* **Set problem**
Reproduce the lines of the material exactly, excluding every image.
=-=-=
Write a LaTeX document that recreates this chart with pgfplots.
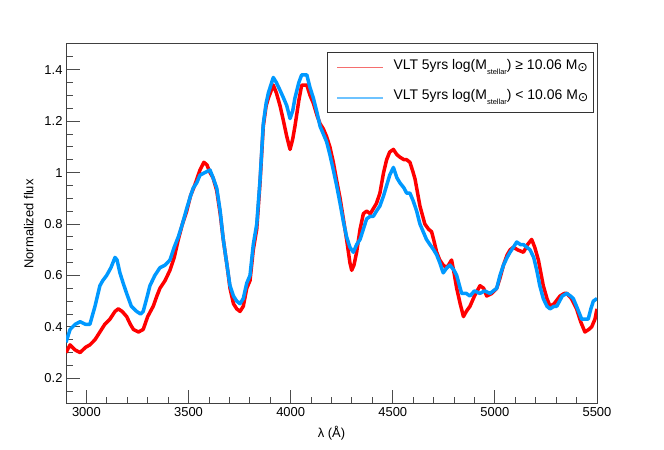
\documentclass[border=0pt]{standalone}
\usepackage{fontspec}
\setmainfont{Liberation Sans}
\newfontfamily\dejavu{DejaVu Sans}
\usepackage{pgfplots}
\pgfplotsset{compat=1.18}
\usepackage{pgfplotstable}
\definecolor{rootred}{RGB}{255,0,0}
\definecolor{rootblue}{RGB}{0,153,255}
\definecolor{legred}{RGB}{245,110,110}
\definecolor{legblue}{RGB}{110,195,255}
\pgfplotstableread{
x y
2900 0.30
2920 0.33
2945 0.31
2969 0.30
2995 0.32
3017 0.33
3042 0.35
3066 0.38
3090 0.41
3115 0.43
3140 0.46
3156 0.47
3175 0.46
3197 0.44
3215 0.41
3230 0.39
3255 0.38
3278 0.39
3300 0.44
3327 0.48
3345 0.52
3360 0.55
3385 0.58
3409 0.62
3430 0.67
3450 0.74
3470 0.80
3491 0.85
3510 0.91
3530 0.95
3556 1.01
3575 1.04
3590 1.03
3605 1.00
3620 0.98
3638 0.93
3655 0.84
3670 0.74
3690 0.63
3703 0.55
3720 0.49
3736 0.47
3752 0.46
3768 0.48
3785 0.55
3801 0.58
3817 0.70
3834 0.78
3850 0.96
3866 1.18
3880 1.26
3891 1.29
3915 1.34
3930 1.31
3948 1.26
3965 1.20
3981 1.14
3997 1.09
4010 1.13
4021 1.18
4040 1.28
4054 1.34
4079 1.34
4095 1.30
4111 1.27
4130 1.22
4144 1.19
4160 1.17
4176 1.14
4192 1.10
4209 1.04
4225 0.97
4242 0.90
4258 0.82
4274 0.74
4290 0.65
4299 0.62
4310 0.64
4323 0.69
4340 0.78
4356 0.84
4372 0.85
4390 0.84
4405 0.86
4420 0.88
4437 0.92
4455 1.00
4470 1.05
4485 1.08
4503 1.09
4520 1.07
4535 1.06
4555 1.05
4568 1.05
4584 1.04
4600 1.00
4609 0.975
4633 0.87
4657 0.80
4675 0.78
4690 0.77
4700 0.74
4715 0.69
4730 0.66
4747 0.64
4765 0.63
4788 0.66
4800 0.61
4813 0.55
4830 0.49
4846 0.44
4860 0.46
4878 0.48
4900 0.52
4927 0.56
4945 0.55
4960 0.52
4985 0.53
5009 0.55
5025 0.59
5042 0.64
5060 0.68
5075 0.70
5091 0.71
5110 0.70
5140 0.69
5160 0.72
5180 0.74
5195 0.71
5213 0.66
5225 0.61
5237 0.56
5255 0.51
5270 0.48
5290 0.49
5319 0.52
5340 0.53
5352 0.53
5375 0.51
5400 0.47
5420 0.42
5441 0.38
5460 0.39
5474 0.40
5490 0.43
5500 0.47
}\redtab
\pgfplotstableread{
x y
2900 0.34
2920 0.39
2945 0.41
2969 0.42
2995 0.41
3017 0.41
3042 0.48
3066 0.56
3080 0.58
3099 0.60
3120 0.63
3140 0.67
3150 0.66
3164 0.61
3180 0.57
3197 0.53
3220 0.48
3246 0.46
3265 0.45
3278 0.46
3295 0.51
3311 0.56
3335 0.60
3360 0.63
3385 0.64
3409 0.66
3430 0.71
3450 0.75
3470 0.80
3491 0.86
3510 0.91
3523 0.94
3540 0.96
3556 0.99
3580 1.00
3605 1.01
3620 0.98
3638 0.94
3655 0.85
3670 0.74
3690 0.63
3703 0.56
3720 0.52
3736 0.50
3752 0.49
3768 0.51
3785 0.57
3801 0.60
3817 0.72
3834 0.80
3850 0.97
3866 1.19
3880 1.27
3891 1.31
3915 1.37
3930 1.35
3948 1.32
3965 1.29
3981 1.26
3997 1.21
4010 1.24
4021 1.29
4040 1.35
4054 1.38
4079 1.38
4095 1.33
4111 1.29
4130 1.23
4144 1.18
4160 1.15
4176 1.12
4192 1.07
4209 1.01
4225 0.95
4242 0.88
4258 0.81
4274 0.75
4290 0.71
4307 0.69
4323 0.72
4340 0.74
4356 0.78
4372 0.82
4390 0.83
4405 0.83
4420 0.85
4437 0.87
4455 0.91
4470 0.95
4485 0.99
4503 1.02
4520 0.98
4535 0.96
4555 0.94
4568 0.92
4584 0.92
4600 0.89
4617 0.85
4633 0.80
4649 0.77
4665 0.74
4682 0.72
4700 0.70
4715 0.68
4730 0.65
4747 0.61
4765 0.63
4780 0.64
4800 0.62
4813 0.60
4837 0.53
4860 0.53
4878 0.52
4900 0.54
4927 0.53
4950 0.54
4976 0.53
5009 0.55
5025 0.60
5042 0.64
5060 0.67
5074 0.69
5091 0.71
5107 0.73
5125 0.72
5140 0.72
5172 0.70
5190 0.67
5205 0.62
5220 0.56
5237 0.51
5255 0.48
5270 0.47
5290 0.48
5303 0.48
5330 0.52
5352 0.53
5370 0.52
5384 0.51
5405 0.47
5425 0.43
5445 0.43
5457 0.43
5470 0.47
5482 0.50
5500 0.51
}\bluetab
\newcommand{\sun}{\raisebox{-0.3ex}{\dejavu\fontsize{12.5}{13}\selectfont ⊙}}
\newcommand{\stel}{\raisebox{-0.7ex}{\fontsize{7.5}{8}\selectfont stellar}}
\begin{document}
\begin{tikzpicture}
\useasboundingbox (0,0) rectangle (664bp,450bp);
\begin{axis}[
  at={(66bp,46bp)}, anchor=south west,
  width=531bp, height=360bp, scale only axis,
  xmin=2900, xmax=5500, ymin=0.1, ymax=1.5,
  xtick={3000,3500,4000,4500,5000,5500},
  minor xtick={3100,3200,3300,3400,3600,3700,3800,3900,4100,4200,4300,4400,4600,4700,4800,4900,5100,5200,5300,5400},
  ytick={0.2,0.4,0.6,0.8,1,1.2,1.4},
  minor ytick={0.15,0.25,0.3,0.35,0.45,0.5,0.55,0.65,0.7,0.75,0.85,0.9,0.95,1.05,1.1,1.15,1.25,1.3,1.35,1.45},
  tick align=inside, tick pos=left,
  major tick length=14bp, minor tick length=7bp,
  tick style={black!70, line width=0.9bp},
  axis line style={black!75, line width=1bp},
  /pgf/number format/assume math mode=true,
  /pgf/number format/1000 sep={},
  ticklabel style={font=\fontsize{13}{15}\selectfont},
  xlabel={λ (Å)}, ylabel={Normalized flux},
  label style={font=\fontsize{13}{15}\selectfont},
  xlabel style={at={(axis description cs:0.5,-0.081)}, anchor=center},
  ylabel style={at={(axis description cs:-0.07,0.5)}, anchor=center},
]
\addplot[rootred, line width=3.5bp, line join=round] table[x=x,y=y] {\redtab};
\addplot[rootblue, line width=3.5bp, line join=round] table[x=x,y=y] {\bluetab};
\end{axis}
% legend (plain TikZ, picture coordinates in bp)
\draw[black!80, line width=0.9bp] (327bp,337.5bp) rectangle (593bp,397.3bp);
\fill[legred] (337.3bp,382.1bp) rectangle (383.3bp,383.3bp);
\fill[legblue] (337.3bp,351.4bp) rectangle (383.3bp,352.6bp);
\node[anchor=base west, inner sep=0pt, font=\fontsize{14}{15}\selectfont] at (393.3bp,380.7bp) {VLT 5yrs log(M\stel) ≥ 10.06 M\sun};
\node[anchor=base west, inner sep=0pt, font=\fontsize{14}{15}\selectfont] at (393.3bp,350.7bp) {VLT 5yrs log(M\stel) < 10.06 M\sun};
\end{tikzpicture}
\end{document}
=-=-=
* **Response for this exercise**
Write a LaTeX document that recreates this chart with pgfplots.
\documentclass[border=0pt]{standalone}
\usepackage{fontspec}
\setmainfont{Liberation Sans}
\newfontfamily\dejavu{DejaVu Sans}
\usepackage{pgfplots}
\pgfplotsset{compat=1.18}
\usepackage{pgfplotstable}
\definecolor{rootred}{RGB}{255,0,0}
\definecolor{rootblue}{RGB}{0,153,255}
\definecolor{legred}{RGB}{245,110,110}
\definecolor{legblue}{RGB}{110,195,255}
\pgfplotstableread{
x y
2900 0.30
2920 0.33
2945 0.31
2969 0.30
2995 0.32
3017 0.33
3042 0.35
3066 0.38
3090 0.41
3115 0.43
3140 0.46
3156 0.47
3175 0.46
3197 0.44
3215 0.41
3230 0.39
3255 0.38
3278 0.39
3300 0.44
3327 0.48
3345 0.52
3360 0.55
3385 0.58
3409 0.62
3430 0.67
3450 0.74
3470 0.80
3491 0.85
3510 0.91
3530 0.95
3556 1.01
3575 1.04
3590 1.03
3605 1.00
3620 0.98
3638 0.93
3655 0.84
3670 0.74
3690 0.63
3703 0.55
3720 0.49
3736 0.47
3752 0.46
3768 0.48
3785 0.55
3801 0.58
3817 0.70
3834 0.78
3850 0.96
3866 1.18
3880 1.26
3891 1.29
3915 1.34
3930 1.31
3948 1.26
3965 1.20
3981 1.14
3997 1.09
4010 1.13
4021 1.18
4040 1.28
4054 1.34
4079 1.34
4095 1.30
4111 1.27
4130 1.22
4144 1.19
4160 1.17
4176 1.14
4192 1.10
4209 1.04
4225 0.97
4242 0.90
4258 0.82
4274 0.74
4290 0.65
4299 0.62
4310 0.64
4323 0.69
4340 0.78
4356 0.84
4372 0.85
4390 0.84
4405 0.86
4420 0.88
4437 0.92
4455 1.00
4470 1.05
4485 1.08
4503 1.09
4520 1.07
4535 1.06
4555 1.05
4568 1.05
4584 1.04
4600 1.00
4609 0.975
4633 0.87
4657 0.80
4675 0.78
4690 0.77
4700 0.74
4715 0.69
4730 0.66
4747 0.64
4765 0.63
4788 0.66
4800 0.61
4813 0.55
4830 0.49
4846 0.44
4860 0.46
4878 0.48
4900 0.52
4927 0.56
4945 0.55
4960 0.52
4985 0.53
5009 0.55
5025 0.59
5042 0.64
5060 0.68
5075 0.70
5091 0.71
5110 0.70
5140 0.69
5160 0.72
5180 0.74
5195 0.71
5213 0.66
5225 0.61
5237 0.56
5255 0.51
5270 0.48
5290 0.49
5319 0.52
5340 0.53
5352 0.53
5375 0.51
5400 0.47
5420 0.42
5441 0.38
5460 0.39
5474 0.40
5490 0.43
5500 0.47
}\redtab
\pgfplotstableread{
x y
2900 0.34
2920 0.39
2945 0.41
2969 0.42
2995 0.41
3017 0.41
3042 0.48
3066 0.56
3080 0.58
3099 0.60
3120 0.63
3140 0.67
3150 0.66
3164 0.61
3180 0.57
3197 0.53
3220 0.48
3246 0.46
3265 0.45
3278 0.46
3295 0.51
3311 0.56
3335 0.60
3360 0.63
3385 0.64
3409 0.66
3430 0.71
3450 0.75
3470 0.80
3491 0.86
3510 0.91
3523 0.94
3540 0.96
3556 0.99
3580 1.00
3605 1.01
3620 0.98
3638 0.94
3655 0.85
3670 0.74
3690 0.63
3703 0.56
3720 0.52
3736 0.50
3752 0.49
3768 0.51
3785 0.57
3801 0.60
3817 0.72
3834 0.80
3850 0.97
3866 1.19
3880 1.27
3891 1.31
3915 1.37
3930 1.35
3948 1.32
3965 1.29
3981 1.26
3997 1.21
4010 1.24
4021 1.29
4040 1.35
4054 1.38
4079 1.38
4095 1.33
4111 1.29
4130 1.23
4144 1.18
4160 1.15
4176 1.12
4192 1.07
4209 1.01
4225 0.95
4242 0.88
4258 0.81
4274 0.75
4290 0.71
4307 0.69
4323 0.72
4340 0.74
4356 0.78
4372 0.82
4390 0.83
4405 0.83
4420 0.85
4437 0.87
4455 0.91
4470 0.95
4485 0.99
4503 1.02
4520 0.98
4535 0.96
4555 0.94
4568 0.92
4584 0.92
4600 0.89
4617 0.85
4633 0.80
4649 0.77
4665 0.74
4682 0.72
4700 0.70
4715 0.68
4730 0.65
4747 0.61
4765 0.63
4780 0.64
4800 0.62
4813 0.60
4837 0.53
4860 0.53
4878 0.52
4900 0.54
4927 0.53
4950 0.54
4976 0.53
5009 0.55
5025 0.60
5042 0.64
5060 0.67
5074 0.69
5091 0.71
5107 0.73
5125 0.72
5140 0.72
5172 0.70
5190 0.67
5205 0.62
5220 0.56
5237 0.51
5255 0.48
5270 0.47
5290 0.48
5303 0.48
5330 0.52
5352 0.53
5370 0.52
5384 0.51
5405 0.47
5425 0.43
5445 0.43
5457 0.43
5470 0.47
5482 0.50
5500 0.51
}\bluetab
\newcommand{\sun}{\raisebox{-0.3ex}{\dejavu\fontsize{12.5}{13}\selectfont ⊙}}
\newcommand{\stel}{\raisebox{-0.7ex}{\fontsize{7.5}{8}\selectfont stellar}}
\begin{document}
\begin{tikzpicture}
\useasboundingbox (0,0) rectangle (664bp,450bp);
\begin{axis}[
  at={(66bp,46bp)}, anchor=south west,
  width=531bp, height=360bp, scale only axis,
  xmin=2900, xmax=5500, ymin=0.1, ymax=1.5,
  xtick={3000,3500,4000,4500,5000,5500},
  minor xtick={3100,3200,3300,3400,3600,3700,3800,3900,4100,4200,4300,4400,4600,4700,4800,4900,5100,5200,5300,5400},
  ytick={0.2,0.4,0.6,0.8,1,1.2,1.4},
  minor ytick={0.15,0.25,0.3,0.35,0.45,0.5,0.55,0.65,0.7,0.75,0.85,0.9,0.95,1.05,1.1,1.15,1.25,1.3,1.35,1.45},
  tick align=inside, tick pos=left,
  major tick length=14bp, minor tick length=7bp,
  tick style={black!70, line width=0.9bp},
  axis line style={black!75, line width=1bp},
  /pgf/number format/assume math mode=true,
  /pgf/number format/1000 sep={},
  ticklabel style={font=\fontsize{13}{15}\selectfont},
  xlabel={λ (Å)}, ylabel={Normalized flux},
  label style={font=\fontsize{13}{15}\selectfont},
  xlabel style={at={(axis description cs:0.5,-0.081)}, anchor=center},
  ylabel style={at={(axis description cs:-0.07,0.5)}, anchor=center},
]
\addplot[rootred, line width=3.5bp, line join=round] table[x=x,y=y] {\redtab};
\addplot[rootblue, line width=3.5bp, line join=round] table[x=x,y=y] {\bluetab};
\end{axis}
% legend (plain TikZ, picture coordinates in bp)
\draw[black!80, line width=0.9bp] (327bp,337.5bp) rectangle (593bp,397.3bp);
\fill[legred] (337.3bp,382.1bp) rectangle (383.3bp,383.3bp);
\fill[legblue] (337.3bp,351.4bp) rectangle (383.3bp,352.6bp);
\node[anchor=base west, inner sep=0pt, font=\fontsize{14}{15}\selectfont] at (393.3bp,380.7bp) {VLT 5yrs log(M\stel) ≥ 10.06 M\sun};
\node[anchor=base west, inner sep=0pt, font=\fontsize{14}{15}\selectfont] at (393.3bp,350.7bp) {VLT 5yrs log(M\stel) < 10.06 M\sun};
\end{tikzpicture}
\end{document}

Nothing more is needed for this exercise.